A plan that would boost water storage projects north of Lake Okeechobee, a key priority of Senate President Wilton Simpson, has been introduced in the Florida Senate.
Senate Bill 94, sponsored by Senator Jason Brodeur, would require the South Florida Water Management District to request the U.S. Army Corps of Engineers to seek congressional approval by a certain date and expedite the construction of aquifer storage and recovery wells along with the implementation of a science plan to accompany the project.
The project was originally developed as part of the Comprehensive Everglades Restoration Plan (CERP) approved bipartisanly by Congress and with the support of environmental groups in 2000.
Aquifer storage recovery wells, which are used throughout the state of Florida, would play a critical role in storing the water instead of allowing it to flow unfiltered into Lake Okeechobee.
The project, according to Simpson, would address high water volumes at its source and help to reduce discharges from Lake Okeechobee.
“The 494,000 acre-feet of northern storage the LOWRP [northern storage project] provides will be used to keep lake levels from rising too high in the wet season and make water available for release in the dry season,” according to Simpson. “This creates the operational flexibility necessary to help maintain lake levels that are ideal for the lake’s ecology and helps ensure adequate water supply for users around the lake.”
Many advocates for the project have pointed out that a majority of the water flowing into Lake Okeechobee originates in the system north of the lake.
A 2015 University of Florida Water Institute study commissioned by then-Senator Joe Negron concluded storage north of Lake Okeechobee is viable option to reducing the high volume discharges that have plagued coastal communities such as Fort Myers and Stuart in recent years.
Previously, the project has received funding from the Legislature and Gov.
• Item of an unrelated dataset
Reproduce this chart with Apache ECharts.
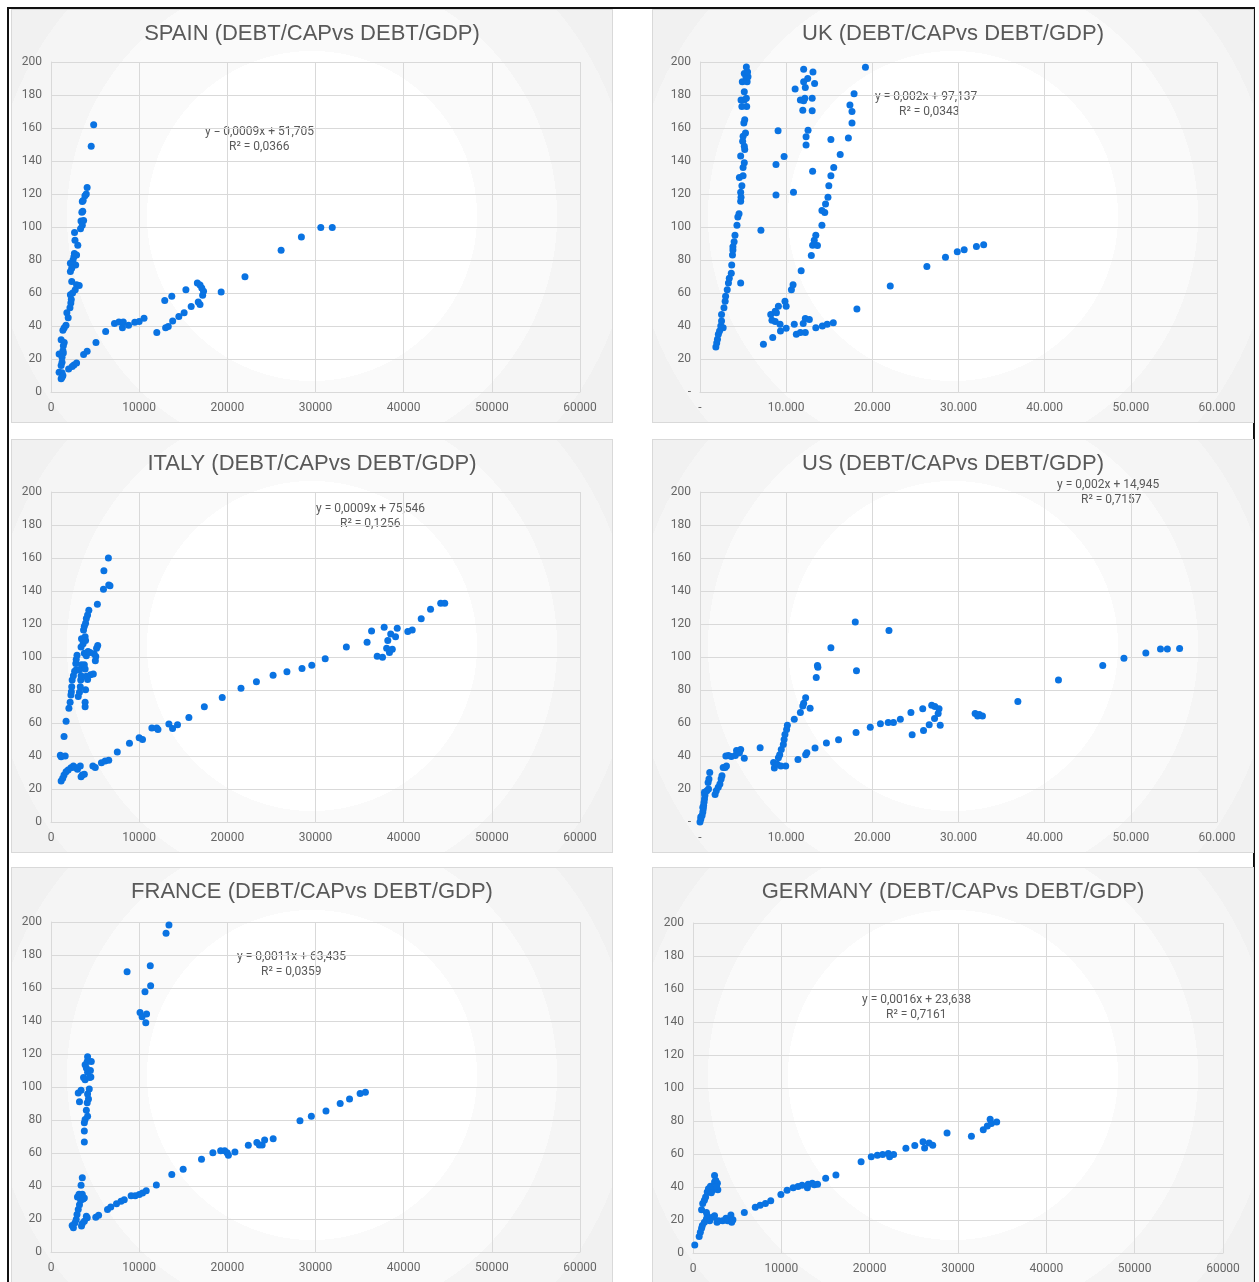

DeSantis. Over the past two years, $100 million has been committed to the project.
Earlier this week, Simpson’s priority received a nod from the Everglades Foundation, an organization that has previously remained focus on storage projects south of Lake Okeechobee.
“The foundation looks forward to working with President Simpson, the Army Corps of Engineers, the South Florida Water Management District, and stakeholders to finish the jobs underway and look to advance projects north of the lake as well to provide important benefits to America’s Everglades even as we focus on building the southern reservoir with immediacy,” Everglades Foundation Executive Director Eric Eikenberg said in a statement.
Previously, the project has also received support from conservation groups such as The Nature Conservancy.
“From the Nature Conservancy’s prospective, the fact we have a National Academy of Science Study that took years and years of data that involved input from the state, from the federal governing, where they found that ASR is feasible against subject to some conditions and additional study, is important to the Nature Conservancy to suggest and encourage you to move forward and spend the money expeditiously on ASR,” said Beth Lewis of the Nature Conservancy of Florida in a previous statement.
Simpson has made addressing Lake Okeechobee discharges a key part of his legislative agenda. In recent years, Congress has authorized the construction of the EAA Reservoir and the state has fully funded the construction of the reservoir’s storm water treatment area. With the EAA Reservoir project on track, legislators have also begun advancing the Lake Okeechobee Watershed Restoration Project.
“This creates the operational flexibility necessary to help maintain lake levels that are ideal for the lake’s ecology and helps ensure adequate water supply for users around the lake,” he said.
Earlier this month, Simpson expressed support for storage north and south of Lake Okeechobee in a letter to U.S. Army Corps Engineers’ Jacksonville District Commander Col. Andrew Kelly.
“With the EAA Reservoir STA fully funded, we are ready to dedicate the resources needed to expedite the implementation of the LOWRP.” Simpson indicated it is “absolutely critical that the Corps facilitate congressional approval of the LOWRP as quickly as possible.”
Simpson’s letter highlighted his belief that the LOWRP is the most important element for the restoration of northern Everglades as approximately 95 percent of the water flowing into the Everglades originates in the Lake Okeechobee watershed.